In a fun nod to historical accuracy, we recently began flying a version of the American flag that existed in 1804 when Captain Jefferds built the home that is now our Inn. We thought it might be interesting to share a brief history of early American flags and some facts about this unique 15 star, 15 stripe flag in particular.
In 1777 the Second Continental Congress was busy drafting a constitution known as the Articles of Confederation, seeking an alliance with France and supplying the war effort. But on June 14, 1777, it took time from its schedule to pass a resolution stating that “the flag of the United States be 13 stripes, alternate red and white” and that “the union be 13 stars, white in a blue field, representing a new constellation.” To this day, no one knows who designed the flag or why that particular color combination and pattern were chosen. Although legend holds that Betsy Ross made the first American flag in 1776 after being asked to do so by Washington, primary sources backing up that assertion are scarce.
During the remainder of the Revolutionary War, the Stars and Stripes was mainly used for naval purposes, but afterwards it took on a national role. By 1794 two new states had been added to the Union, and Congress passed the Flag Act of January 13, 1794, declaring that the flag would henceforth contain 15 stripes and 15 stars.

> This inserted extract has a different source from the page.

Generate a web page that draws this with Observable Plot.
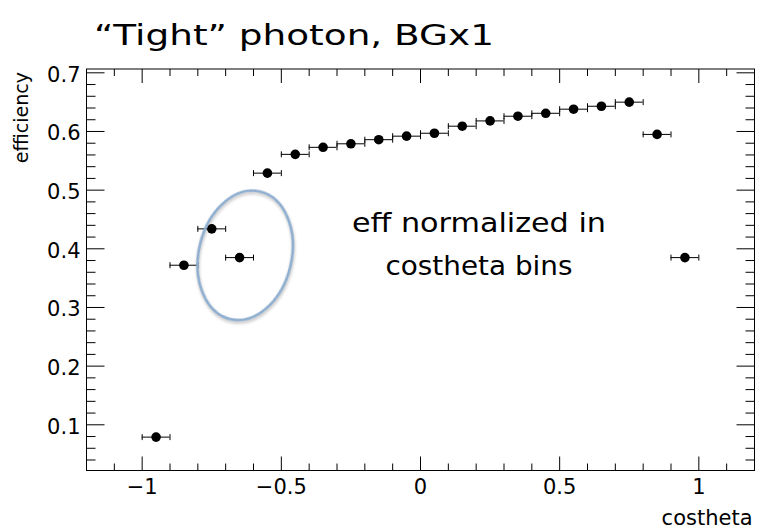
<!DOCTYPE html>
<html>
<head>
<meta charset="utf-8">
<script src="https://cdn.jsdelivr.net/npm/d3@7"></script>
<script src="https://cdn.jsdelivr.net/npm/@observablehq/plot@0.6"></script>
<style>
  body { margin: 0; background: #fff; }
  #wrap { width: 759px; height: 529px; overflow: hidden; background: #fff; }
  #wrap svg { display: block; }
</style>
</head>
<body>
<div id="wrap">
  <svg id="titleSvg" width="759" height="60">
    <text id="titleText" x="94" y="45" font-family="DejaVu Sans" font-size="27.5" fill="#000">“Tight” photon, BGx1</text>
  </svg>
  <div id="chart"></div>
</div>
<script>
// ---- data ----
const binCenters = [-0.95, -0.85, -0.75, -0.65, -0.55, -0.45, -0.35, -0.25, -0.15, -0.05,
                     0.05,  0.15,  0.25,  0.35,  0.45,  0.55,  0.65,  0.75,  0.85,  0.95];
const efficiency = [0.079, 0.372, 0.434, 0.385, 0.529, 0.561, 0.573, 0.579, 0.586, 0.592,
                    0.597, 0.609, 0.618, 0.626, 0.631, 0.638, 0.643, 0.650, 0.595, 0.385];
const binHalfWidth = 0.05;

const xMajorTicks = [-1, -0.5, 0, 0.5, 1];
const xTickLabels = ["−1", "−0.5", "0", "0.5", "1"];
const xMinorTicks = [-1.1, -0.9, -0.8, -0.7, -0.6, -0.4, -0.3, -0.2, -0.1,
                      0.1, 0.2, 0.3, 0.4, 0.6, 0.7, 0.8, 0.9, 1.1];
const yMajorTicks = [0.1, 0.2, 0.3, 0.4, 0.5, 0.6, 0.7];
const yTickLabels = ["0.1", "0.2", "0.3", "0.4", "0.5", "0.6", "0.7"];
const yMinorTicks = [0.04, 0.06, 0.08, 0.12, 0.14, 0.16, 0.18, 0.22, 0.24, 0.26, 0.28,
                     0.32, 0.34, 0.36, 0.38, 0.42, 0.44, 0.46, 0.48, 0.52, 0.54, 0.56, 0.58,
                     0.62, 0.64, 0.66, 0.68];

const annotationLines = ["eff normalized in", "costheta bins"];
const annotationX = [0.21, 0.21];
const annotationY = [0.4295, 0.3547];

const xLabel = "costheta";
const yLabel = "efficiency";

// highlighted region (ellipse) center in data units
const ellipseCenter = {x: -0.628, y: 0.388};

// ---- build table ----
const points = binCenters.map((x, i) => ({x, eff: efficiency[i], lo: x - binHalfWidth, hi: x + binHalfWidth}));
const caps = points.flatMap(p => [{x: p.lo, eff: p.eff}, {x: p.hi, eff: p.eff}]);
const anno = annotationLines.map((t, i) => ({t, x: annotationX[i], y: annotationY[i]}));
const xFmt = d => xTickLabels[xMajorTicks.indexOf(d)];
const yFmt = d => yTickLabels[yMajorTicks.indexOf(d)];

// custom line symbols
const hLine = len => ({draw(ctx) { ctx.moveTo(0, 0); ctx.lineTo(len, 0); }});
const vLine = len => ({draw(ctx) { ctx.moveTo(0, 0); ctx.lineTo(0, len); }});
const capSym = h => ({draw(ctx) { ctx.moveTo(0, -h); ctx.lineTo(0, h); }});

const tickStyle = {stroke: "#000", strokeWidth: 1, fill: "none", r: 1};

const ellipseMark = (index, scales) => {
  const ns = "http://www.w3.org/2000/svg";
  const g = document.createElementNS(ns, "g");
  const cx = scales.x(ellipseCenter.x), cy = scales.y(ellipseCenter.y);
  const el = document.createElementNS(ns, "ellipse");
  el.setAttribute("cx", 0); el.setAttribute("cy", 0);
  el.setAttribute("rx", 46.5); el.setAttribute("ry", 65.5);
  el.setAttribute("transform", `translate(${cx},${cy}) rotate(13)`);
  el.setAttribute("fill", "none");
  el.setAttribute("stroke", "#8eaed0");
  el.setAttribute("stroke-width", 2.6);
  el.setAttribute("style", "filter: drop-shadow(1px 2.5px 1.5px rgba(0,0,0,0.25))");
  g.appendChild(el);
  return g;
};

const chart = Plot.plot({
  width: 759,
  height: 469,
  marginTop: 8.5,
  marginBottom: 59,
  marginLeft: 86,
  marginRight: 5,
  style: {fontFamily: "DejaVu Sans", fontSize: "21px", color: "#000", background: "#fff"},
  x: {domain: [-1.2, 1.2]},
  y: {domain: [0.0221, 0.7065]},
  marks: [
    // inward ticks on all four sides
    Plot.dot(yMajorTicks, {y: d => d, frameAnchor: "left", symbol: hLine(18), ...tickStyle}),
    Plot.dot(yMinorTicks, {y: d => d, frameAnchor: "left", symbol: hLine(9), ...tickStyle}),
    Plot.dot(yMajorTicks, {y: d => d, frameAnchor: "right", symbol: hLine(-18), ...tickStyle}),
    Plot.dot(yMinorTicks, {y: d => d, frameAnchor: "right", symbol: hLine(-9), ...tickStyle}),
    Plot.dot(xMajorTicks, {x: d => d, frameAnchor: "bottom", symbol: vLine(-14), ...tickStyle}),
    Plot.dot(xMinorTicks, {x: d => d, frameAnchor: "bottom", symbol: vLine(-7), ...tickStyle}),
    Plot.dot(xMajorTicks, {x: d => d, frameAnchor: "top", symbol: vLine(14), ...tickStyle}),
    Plot.dot(xMinorTicks, {x: d => d, frameAnchor: "top", symbol: vLine(7), ...tickStyle}),
    Plot.frame({stroke: "#000", strokeWidth: 1}),
    Plot.axisX(xMajorTicks, {tickSize: 0, tickPadding: 9, label: null, fontSize: 21, tickFormat: xFmt}),
    Plot.axisY(yMajorTicks, {tickSize: 0, tickPadding: 6, label: null, fontSize: 21, dy: 2, tickFormat: yFmt}),
    Plot.text([xLabel], {frameAnchor: "bottom-right", text: d => d, textAnchor: "end", lineAnchor: "bottom", dx: -2, dy: 54, fontSize: 21}),
    Plot.text([yLabel], {frameAnchor: "top-left", text: d => d, textAnchor: "end", lineAnchor: "bottom", rotate: -90, dx: -58.5, dy: 3, fontSize: 19}),
    // error bars
    Plot.ruleY(points, {y: "eff", x1: "lo", x2: "hi", stroke: "#000", strokeWidth: 1}),
    Plot.dot(caps, {x: "x", y: "eff", symbol: capSym(3), stroke: "#000", strokeWidth: 1, fill: "none", r: 1}),
    Plot.dot(points, {x: "x", y: "eff", r: 4.8, fill: "#000", stroke: "none"}),
    // annotation
    Plot.text(anno, {x: "x", y: "y", text: "t", textAnchor: "middle", lineAnchor: "bottom", fontSize: 27, className: "anno"}),
    ellipseMark
  ]
});
document.getElementById("chart").appendChild(chart);

// stretch the lettering to match the reference's wide face
const fit = (el, w) => { el.setAttribute("textLength", w); el.setAttribute("lengthAdjust", "spacingAndGlyphs"); };
fit(document.getElementById("titleText"), 400);
const annoTexts = chart.querySelectorAll(".anno text");
const annoWidths = [254, 187];
annoTexts.forEach((t, i) => fit(t, annoWidths[i]));
</script>
</body>
</html>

This flag was the only U.S. Flag to have more than 13 stripes. It was immortalized by Francis Scott Key during the bombardment of Fort McHenry on Sept 13, 1814. The five Presidents who served under this flag were: George Washington (1789-1797), John Adams (1797-1801), Thomas Jefferson (1801-1809), James Madison (1809-1817), and James Monroe (1817-1825).
More states kept joining, including Tennessee in 1796, Ohio in 1803, Louisiana in 1812, Indiana in 1816 and Mississippi in 1817. Nonetheless, the flag featured 15 stripes and 15 stars until 1818, when Congress passed a new act providing for 13 stripes in honor of the 13 original colonies and one star for each state.
Maine, The Pine Tree State, became the 23rd state in the Union in March, 1820. Maine's statehood came about as a result of the Missouri Compromise. The territory of Maine had formerly been part of Massachusetts.